* SET EXERCISE
Exact reproduction is required for all entries.

Collected data entries
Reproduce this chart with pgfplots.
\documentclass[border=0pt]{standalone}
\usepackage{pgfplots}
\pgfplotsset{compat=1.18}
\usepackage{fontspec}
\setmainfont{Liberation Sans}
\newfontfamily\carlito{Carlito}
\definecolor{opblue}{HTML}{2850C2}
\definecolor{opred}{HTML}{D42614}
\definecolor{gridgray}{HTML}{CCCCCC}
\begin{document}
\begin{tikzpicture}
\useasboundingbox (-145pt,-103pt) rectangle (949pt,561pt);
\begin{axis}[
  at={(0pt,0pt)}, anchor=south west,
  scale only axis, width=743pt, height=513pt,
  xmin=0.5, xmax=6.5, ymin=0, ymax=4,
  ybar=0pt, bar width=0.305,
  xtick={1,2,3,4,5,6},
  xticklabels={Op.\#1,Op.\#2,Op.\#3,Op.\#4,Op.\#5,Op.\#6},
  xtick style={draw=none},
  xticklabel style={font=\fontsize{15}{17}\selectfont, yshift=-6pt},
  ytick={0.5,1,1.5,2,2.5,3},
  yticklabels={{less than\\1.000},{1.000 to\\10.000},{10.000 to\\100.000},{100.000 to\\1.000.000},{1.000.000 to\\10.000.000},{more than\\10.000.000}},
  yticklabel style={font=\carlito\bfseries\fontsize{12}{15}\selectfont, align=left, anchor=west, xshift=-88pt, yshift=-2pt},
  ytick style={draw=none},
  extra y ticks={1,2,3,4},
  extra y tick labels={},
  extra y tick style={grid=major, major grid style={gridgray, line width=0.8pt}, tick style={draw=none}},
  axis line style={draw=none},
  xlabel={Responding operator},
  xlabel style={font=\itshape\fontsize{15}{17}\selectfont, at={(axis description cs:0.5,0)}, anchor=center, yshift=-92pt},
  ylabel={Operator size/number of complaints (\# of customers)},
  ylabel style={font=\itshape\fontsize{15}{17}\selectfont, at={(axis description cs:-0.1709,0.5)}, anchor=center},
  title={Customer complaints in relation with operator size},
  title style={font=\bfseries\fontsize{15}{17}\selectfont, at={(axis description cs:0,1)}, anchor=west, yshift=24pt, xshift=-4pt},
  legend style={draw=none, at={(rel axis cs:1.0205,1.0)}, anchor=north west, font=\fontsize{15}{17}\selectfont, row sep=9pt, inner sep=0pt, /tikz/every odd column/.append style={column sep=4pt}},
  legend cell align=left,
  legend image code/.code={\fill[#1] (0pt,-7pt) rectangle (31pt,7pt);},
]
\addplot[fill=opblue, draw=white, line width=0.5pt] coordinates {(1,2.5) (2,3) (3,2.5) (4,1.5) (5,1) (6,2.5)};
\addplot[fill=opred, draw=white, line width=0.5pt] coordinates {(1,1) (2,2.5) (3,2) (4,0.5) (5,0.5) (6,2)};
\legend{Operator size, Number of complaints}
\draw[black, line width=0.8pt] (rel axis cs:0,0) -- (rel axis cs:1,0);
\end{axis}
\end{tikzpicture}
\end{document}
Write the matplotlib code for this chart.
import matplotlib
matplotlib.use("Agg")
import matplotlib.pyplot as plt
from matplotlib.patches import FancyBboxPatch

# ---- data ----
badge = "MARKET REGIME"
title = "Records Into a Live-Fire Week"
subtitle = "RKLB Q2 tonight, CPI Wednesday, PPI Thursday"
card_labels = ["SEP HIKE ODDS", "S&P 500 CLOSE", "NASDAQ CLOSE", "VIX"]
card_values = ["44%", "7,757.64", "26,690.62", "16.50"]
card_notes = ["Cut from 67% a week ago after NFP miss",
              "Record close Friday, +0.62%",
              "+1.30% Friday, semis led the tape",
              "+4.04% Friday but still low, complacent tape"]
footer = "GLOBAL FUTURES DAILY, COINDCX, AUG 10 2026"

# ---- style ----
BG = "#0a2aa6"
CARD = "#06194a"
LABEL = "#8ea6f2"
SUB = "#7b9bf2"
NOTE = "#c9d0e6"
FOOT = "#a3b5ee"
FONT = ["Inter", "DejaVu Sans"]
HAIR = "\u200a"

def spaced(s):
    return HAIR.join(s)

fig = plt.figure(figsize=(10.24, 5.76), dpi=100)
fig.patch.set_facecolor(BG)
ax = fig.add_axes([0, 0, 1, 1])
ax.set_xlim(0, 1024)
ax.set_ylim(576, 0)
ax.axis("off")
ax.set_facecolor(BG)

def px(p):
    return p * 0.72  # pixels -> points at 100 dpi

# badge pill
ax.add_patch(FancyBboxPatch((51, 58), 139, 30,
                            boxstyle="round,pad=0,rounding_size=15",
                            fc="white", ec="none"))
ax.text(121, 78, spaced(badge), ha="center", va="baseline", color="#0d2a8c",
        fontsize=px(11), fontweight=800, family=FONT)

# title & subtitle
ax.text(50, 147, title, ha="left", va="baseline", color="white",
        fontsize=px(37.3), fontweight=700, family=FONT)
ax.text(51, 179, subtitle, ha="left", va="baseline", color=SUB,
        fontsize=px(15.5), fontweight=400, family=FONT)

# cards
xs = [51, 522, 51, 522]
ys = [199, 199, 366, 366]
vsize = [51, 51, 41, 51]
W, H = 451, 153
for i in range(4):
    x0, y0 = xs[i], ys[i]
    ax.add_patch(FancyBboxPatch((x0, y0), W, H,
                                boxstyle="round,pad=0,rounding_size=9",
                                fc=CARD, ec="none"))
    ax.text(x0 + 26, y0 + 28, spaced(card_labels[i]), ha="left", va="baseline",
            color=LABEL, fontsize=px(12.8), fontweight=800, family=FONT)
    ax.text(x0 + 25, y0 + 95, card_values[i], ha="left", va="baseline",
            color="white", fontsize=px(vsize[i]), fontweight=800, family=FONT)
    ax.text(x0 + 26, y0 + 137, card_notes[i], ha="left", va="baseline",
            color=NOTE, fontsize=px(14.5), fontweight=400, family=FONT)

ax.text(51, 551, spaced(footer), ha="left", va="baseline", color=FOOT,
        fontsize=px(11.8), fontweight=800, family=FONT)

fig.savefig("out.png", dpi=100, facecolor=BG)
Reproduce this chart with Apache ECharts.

* TASK RESULT
Reproduce this chart with pgfplots.
\documentclass[border=0pt]{standalone}
\usepackage{pgfplots}
\pgfplotsset{compat=1.18}
\usepackage{fontspec}
\setmainfont{Liberation Sans}
\newfontfamily\carlito{Carlito}
\definecolor{opblue}{HTML}{2850C2}
\definecolor{opred}{HTML}{D42614}
\definecolor{gridgray}{HTML}{CCCCCC}
\begin{document}
\begin{tikzpicture}
\useasboundingbox (-145pt,-103pt) rectangle (949pt,561pt);
\begin{axis}[
  at={(0pt,0pt)}, anchor=south west,
  scale only axis, width=743pt, height=513pt,
  xmin=0.5, xmax=6.5, ymin=0, ymax=4,
  ybar=0pt, bar width=0.305,
  xtick={1,2,3,4,5,6},
  xticklabels={Op.\#1,Op.\#2,Op.\#3,Op.\#4,Op.\#5,Op.\#6},
  xtick style={draw=none},
  xticklabel style={font=\fontsize{15}{17}\selectfont, yshift=-6pt},
  ytick={0.5,1,1.5,2,2.5,3},
  yticklabels={{less than\\1.000},{1.000 to\\10.000},{10.000 to\\100.000},{100.000 to\\1.000.000},{1.000.000 to\\10.000.000},{more than\\10.000.000}},
  yticklabel style={font=\carlito\bfseries\fontsize{12}{15}\selectfont, align=left, anchor=west, xshift=-88pt, yshift=-2pt},
  ytick style={draw=none},
  extra y ticks={1,2,3,4},
  extra y tick labels={},
  extra y tick style={grid=major, major grid style={gridgray, line width=0.8pt}, tick style={draw=none}},
  axis line style={draw=none},
  xlabel={Responding operator},
  xlabel style={font=\itshape\fontsize{15}{17}\selectfont, at={(axis description cs:0.5,0)}, anchor=center, yshift=-92pt},
  ylabel={Operator size/number of complaints (\# of customers)},
  ylabel style={font=\itshape\fontsize{15}{17}\selectfont, at={(axis description cs:-0.1709,0.5)}, anchor=center},
  title={Customer complaints in relation with operator size},
  title style={font=\bfseries\fontsize{15}{17}\selectfont, at={(axis description cs:0,1)}, anchor=west, yshift=24pt, xshift=-4pt},
  legend style={draw=none, at={(rel axis cs:1.0205,1.0)}, anchor=north west, font=\fontsize{15}{17}\selectfont, row sep=9pt, inner sep=0pt, /tikz/every odd column/.append style={column sep=4pt}},
  legend cell align=left,
  legend image code/.code={\fill[#1] (0pt,-7pt) rectangle (31pt,7pt);},
]
\addplot[fill=opblue, draw=white, line width=0.5pt] coordinates {(1,2.5) (2,3) (3,2.5) (4,1.5) (5,1) (6,2.5)};
\addplot[fill=opred, draw=white, line width=0.5pt] coordinates {(1,1) (2,2.5) (3,2) (4,0.5) (5,0.5) (6,2)};
\legend{Operator size, Number of complaints}
\draw[black, line width=0.8pt] (rel axis cs:0,0) -- (rel axis cs:1,0);
\end{axis}
\end{tikzpicture}
\end{document}
Write the matplotlib code for this chart.
import matplotlib
matplotlib.use("Agg")
import matplotlib.pyplot as plt
from matplotlib.patches import FancyBboxPatch

# ---- data ----
badge = "MARKET REGIME"
title = "Records Into a Live-Fire Week"
subtitle = "RKLB Q2 tonight, CPI Wednesday, PPI Thursday"
card_labels = ["SEP HIKE ODDS", "S&P 500 CLOSE", "NASDAQ CLOSE", "VIX"]
card_values = ["44%", "7,757.64", "26,690.62", "16.50"]
card_notes = ["Cut from 67% a week ago after NFP miss",
              "Record close Friday, +0.62%",
              "+1.30% Friday, semis led the tape",
              "+4.04% Friday but still low, complacent tape"]
footer = "GLOBAL FUTURES DAILY, COINDCX, AUG 10 2026"

# ---- style ----
BG = "#0a2aa6"
CARD = "#06194a"
LABEL = "#8ea6f2"
SUB = "#7b9bf2"
NOTE = "#c9d0e6"
FOOT = "#a3b5ee"
FONT = ["Inter", "DejaVu Sans"]
HAIR = "\u200a"

def spaced(s):
    return HAIR.join(s)

fig = plt.figure(figsize=(10.24, 5.76), dpi=100)
fig.patch.set_facecolor(BG)
ax = fig.add_axes([0, 0, 1, 1])
ax.set_xlim(0, 1024)
ax.set_ylim(576, 0)
ax.axis("off")
ax.set_facecolor(BG)

def px(p):
    return p * 0.72  # pixels -> points at 100 dpi

# badge pill
ax.add_patch(FancyBboxPatch((51, 58), 139, 30,
                            boxstyle="round,pad=0,rounding_size=15",
                            fc="white", ec="none"))
ax.text(121, 78, spaced(badge), ha="center", va="baseline", color="#0d2a8c",
        fontsize=px(11), fontweight=800, family=FONT)

# title & subtitle
ax.text(50, 147, title, ha="left", va="baseline", color="white",
        fontsize=px(37.3), fontweight=700, family=FONT)
ax.text(51, 179, subtitle, ha="left", va="baseline", color=SUB,
        fontsize=px(15.5), fontweight=400, family=FONT)

# cards
xs = [51, 522, 51, 522]
ys = [199, 199, 366, 366]
vsize = [51, 51, 41, 51]
W, H = 451, 153
for i in range(4):
    x0, y0 = xs[i], ys[i]
    ax.add_patch(FancyBboxPatch((x0, y0), W, H,
                                boxstyle="round,pad=0,rounding_size=9",
                                fc=CARD, ec="none"))
    ax.text(x0 + 26, y0 + 28, spaced(card_labels[i]), ha="left", va="baseline",
            color=LABEL, fontsize=px(12.8), fontweight=800, family=FONT)
    ax.text(x0 + 25, y0 + 95, card_values[i], ha="left", va="baseline",
            color="white", fontsize=px(vsize[i]), fontweight=800, family=FONT)
    ax.text(x0 + 26, y0 + 137, card_notes[i], ha="left", va="baseline",
            color=NOTE, fontsize=px(14.5), fontweight=400, family=FONT)

ax.text(51, 551, spaced(footer), ha="left", va="baseline", color=FOOT,
        fontsize=px(11.8), fontweight=800, family=FONT)

fig.savefig("out.png", dpi=100, facecolor=BG)
Reproduce this chart with Apache ECharts.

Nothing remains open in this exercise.